The technical implementation involves trigger-based workflows rather than batch processing. Instead of running segment updates weekly, configure your CRM to evaluate segment membership whenever relevant fields change.
For enrichment-dependent segments, this means keeping data fresh. Industry research suggests B2B contact data decays at roughly 20% per quarter. A segment based on company size stops being accurate if you enriched that data two years ago.
Tools like Databar can automate ongoing enrichment using waterfall enrichment, refreshing firmographic and signal data on schedules you define. The enrichment flows back to your CRM, where dynamic segments automatically adjust to the updated information.
Measuring Segmentation Success
Segments should improve business outcomes, not just organize your database. Track metrics that connect segmentation to revenue.
Conversion rate by segment shows which groups become customers. If your "high fit" segment converts at the same rate as "low fit," the criteria need adjustment.

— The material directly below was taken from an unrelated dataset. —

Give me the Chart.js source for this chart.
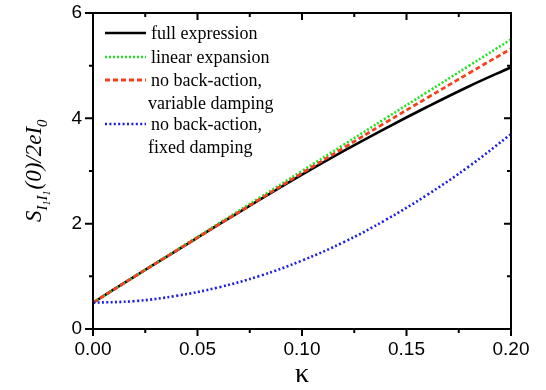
<!DOCTYPE html>
<html>
<head>
<meta charset="utf-8">
<script src="https://cdn.jsdelivr.net/npm/chart.js@4/dist/chart.umd.min.js"></script>
<style>
  html, body { margin: 0; padding: 0; background: #fff; }
  #wrap { width: 546px; height: 390px; position: relative; }
</style>
</head>
<body>
<div id="wrap"><canvas id="c" width="546" height="390"></canvas></div>
<script>
// ---- data ----
const kappa      = [0.00, 0.02, 0.04, 0.06, 0.08, 0.10, 0.12, 0.14, 0.16, 0.18, 0.20];
const fullExpr   = [0.50, 1.00, 1.49, 1.98, 2.46, 2.93, 3.38, 3.81, 4.22, 4.61, 4.97];
const linearExp  = [0.50, 1.00, 1.50, 2.00, 2.50, 3.00, 3.50, 4.00, 4.50, 5.00, 5.50];
const noBAVar    = [0.50, 1.00, 1.49, 1.98, 2.47, 2.96, 3.44, 3.92, 4.39, 4.86, 5.32];
const noBAFixed  = [0.50, 0.53, 0.63, 0.79, 1.01, 1.30, 1.65, 2.07, 2.55, 3.09, 3.70];
const xTickVals  = [0.00, 0.05, 0.10, 0.15, 0.20];
const yTickVals  = [0, 2, 4, 6];
const xMinorVals = [0.025, 0.075, 0.125, 0.175];
const yMinorVals = [1, 3, 5];
const seriesNames = ['full expression', 'linear expansion', ['no back-action,', 'variable damping'], ['no back-action,', 'fixed damping']];

const pts = arr => kappa.map((k, i) => ({ x: k, y: arr[i] }));

const COLORS = ['#000000', '#22e322', '#f5401e', '#1c1ce8'];
const DASHES = [[], [2, 2], [5, 3], [2, 2.4]];
const WIDTHS = [2.6, 2.6, 2.8, 2.6];

const framePlugin = {
  id: 'frame',
  afterDatasetsDraw(chart) {
    const { ctx, chartArea: a, scales: { x, y } } = chart;
    ctx.save();
    ctx.strokeStyle = '#000';
    ctx.lineWidth = 2;
    ctx.strokeRect(a.left, a.top, a.right - a.left, a.bottom - a.top);
    ctx.beginPath();
    xTickVals.forEach(v => {
      const px = x.getPixelForValue(v);
      ctx.moveTo(px, a.bottom); ctx.lineTo(px, a.bottom + 7);
      ctx.moveTo(px, a.top); ctx.lineTo(px, a.top + 7);
    });
    xMinorVals.forEach(v => {
      const px = x.getPixelForValue(v);
      ctx.moveTo(px, a.bottom); ctx.lineTo(px, a.bottom + 4);
      ctx.moveTo(px, a.top); ctx.lineTo(px, a.top + 4);
    });
    yTickVals.forEach(v => {
      const py = y.getPixelForValue(v);
      ctx.moveTo(a.left, py); ctx.lineTo(a.left - 8, py);
      ctx.moveTo(a.right, py); ctx.lineTo(a.right - 7, py);
    });
    yMinorVals.forEach(v => {
      const py = y.getPixelForValue(v);
      ctx.moveTo(a.left, py); ctx.lineTo(a.left - 4, py);
      ctx.moveTo(a.right, py); ctx.lineTo(a.right - 4, py);
    });
    ctx.stroke();

    // legend
    const rows = [33, 57, 80, 124];
    ctx.font = '18px "Liberation Serif", "Times New Roman", serif';
    ctx.fillStyle = '#000';
    ctx.textBaseline = 'middle';
    ctx.textAlign = 'left';
    seriesNames.forEach((name, i) => {
      const yy = rows[i];
      ctx.save();
      ctx.strokeStyle = COLORS[i];
      ctx.lineWidth = WIDTHS[i];
      ctx.setLineDash(DASHES[i]);
      ctx.beginPath();
      ctx.moveTo(105, yy); ctx.lineTo(146, yy);
      ctx.stroke();
      ctx.restore();
      const lines = Array.isArray(name) ? name : [name];
      lines.forEach((t, j) => {
        ctx.fillText(t, j === 0 ? 151 : 148, yy + 1 + j * 23);
      });
    });

    // x-axis title
    ctx.font = '28px "Liberation Serif", "Times New Roman", serif';
    ctx.textAlign = 'center';
    ctx.textBaseline = 'alphabetic';
    ctx.fillText('κ', (a.left + a.right) / 2, 382);

    // y-axis title: S_{I1 I1}(0)/2eI_0 (rotated)
    ctx.save();
    ctx.translate(41, 222);
    ctx.rotate(-Math.PI / 2);
    ctx.textAlign = 'left';
    let cx = 0;
    const part = (t, size, dy) => {
      ctx.font = 'italic ' + size + 'px "Liberation Serif", "Times New Roman", serif';
      ctx.fillText(t, cx, dy);
      cx += ctx.measureText(t).width;
    };
    part('S', 23, 0);
    part('I', 15, 6);
    part('1', 10, 9);
    part('I', 15, 6);
    part('1', 10, 9);
    cx += 1;
    part('(0)/2eI', 23, 0);
    part('0', 15, 6);
    ctx.restore();
    ctx.restore();
  }
};

const ds = [fullExpr, linearExp, noBAVar, noBAFixed].map((arr, i) => ({
  label: Array.isArray(seriesNames[i]) ? seriesNames[i].join(' ') : seriesNames[i],
  data: pts(arr),
  borderColor: COLORS[i],
  backgroundColor: COLORS[i],
  borderWidth: WIDTHS[i],
  borderDash: DASHES[i],
  pointRadius: 0,
  fill: false,
  tension: 0.4,
  order: 4 - i
}));

new Chart(document.getElementById('c'), {
  type: 'line',
  data: { datasets: ds },
  options: {
    responsive: false,
    animation: false,
    devicePixelRatio: 1,
    layout: { padding: { left: 0, top: 13, right: 35, bottom: 0 } },
    plugins: { legend: { display: false }, tooltip: { enabled: false } },
    scales: {
      x: {
        type: 'linear', min: 0, max: 0.2,
        grid: { display: false, drawTicks: false },
        border: { display: false },
        ticks: {
          stepSize: 0.05, padding: 9, color: '#000', maxRotation: 0,
          font: { family: '"Liberation Sans", Arial, sans-serif', size: 19 },
          callback: v => v.toFixed(2)
        },
        afterBuildTicks: s => { s.ticks = xTickVals.map(v => ({ value: v })); },
        afterFit: s => { s.height = 61; s.paddingLeft = 0; s.paddingRight = 0; }
      },
      y: {
        type: 'linear', min: 0, max: 6,
        grid: { display: false, drawTicks: false },
        border: { display: false },
        ticks: {
          stepSize: 2, padding: 11, color: '#000',
          font: { family: '"Liberation Sans", Arial, sans-serif', size: 19 }
        },
        afterBuildTicks: s => { s.ticks = yTickVals.map(v => ({ value: v })); },
        afterFit: s => { s.width = 93; s.paddingTop = 0; s.paddingBottom = 0; }
      }
    }
  },
  plugins: [framePlugin]
});
</script>
</body>
</html>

Sales cycle length by segment reveals efficiency gains. Properly segmented leads should close faster because they receive relevant messaging and appropriate attention.
Email engagement by segment validates whether messaging resonates with each group. Segments that consistently underperform might need different content.
Revenue contribution by segment identifies your most valuable groups. This data informs where you invest in acquisition and which segments deserve premium treatment.
Review segments quarterly. Market conditions change. Your product evolves. The segments that mattered last year might not reflect today's priorities.
Building Segmentation That Scales
Effective CRM segmentation isn't a one-time project. It's an ongoing system that evolves with your business and stays accurate through automation.
Start with the data foundation: audit what you have, enrich what's missing, and establish processes to keep information current. Define segments based on criteria that predict conversion and customer value. Build automation that maintains segments in real time. Then measure, iterate, and expand based on results.
Teams that get this right treat their CRM as a dynamic system rather than a static database. Leads move between segments as they engage and progress. Sales knows exactly who needs attention. Marketing delivers relevant content automatically. That's the difference between a CRM and a revenue engine.
Start enriching and segmenting your prospects today with Databar.ai!

FAQ
How do I segment CRM leads effectively without enterprise software?
Start with native CRM features. Most CRMs including HubSpot, Salesforce, and Pipedrive support dynamic lists and workflow automation. Define clear criteria, build smart lists with enrollment rules, and connect segments to automated actions.
How does CRM improve customer segmentation over spreadsheets?
CRMs update segments automatically based on real-time data changes. Spreadsheets require manual exports and re-uploads that become outdated immediately. CRMs also maintain consistency, connect segments to automation, and preserve history of membership changes.
What's the difference between static and dynamic segmentation?
Static segments are fixed lists requiring manual updates. Dynamic segments automatically adjust membership as contacts meet or leave criteria. Dynamic segmentation is essential for scaling because it maintains accuracy without ongoing maintenance.
How many segments should I start with?
Begin with three to five clearly defined segments. Validate that these improve conversion rates before adding complexity. Too many segments create confusion. Expand gradually based on demonstrated value.
How to create direct mail campaigns using CRM segment data?
Export your segment including physical addresses. Many CRMs integrate directly with direct mail services like Lob or Postie. Ensure address data is accurate before triggering physical mail campaigns.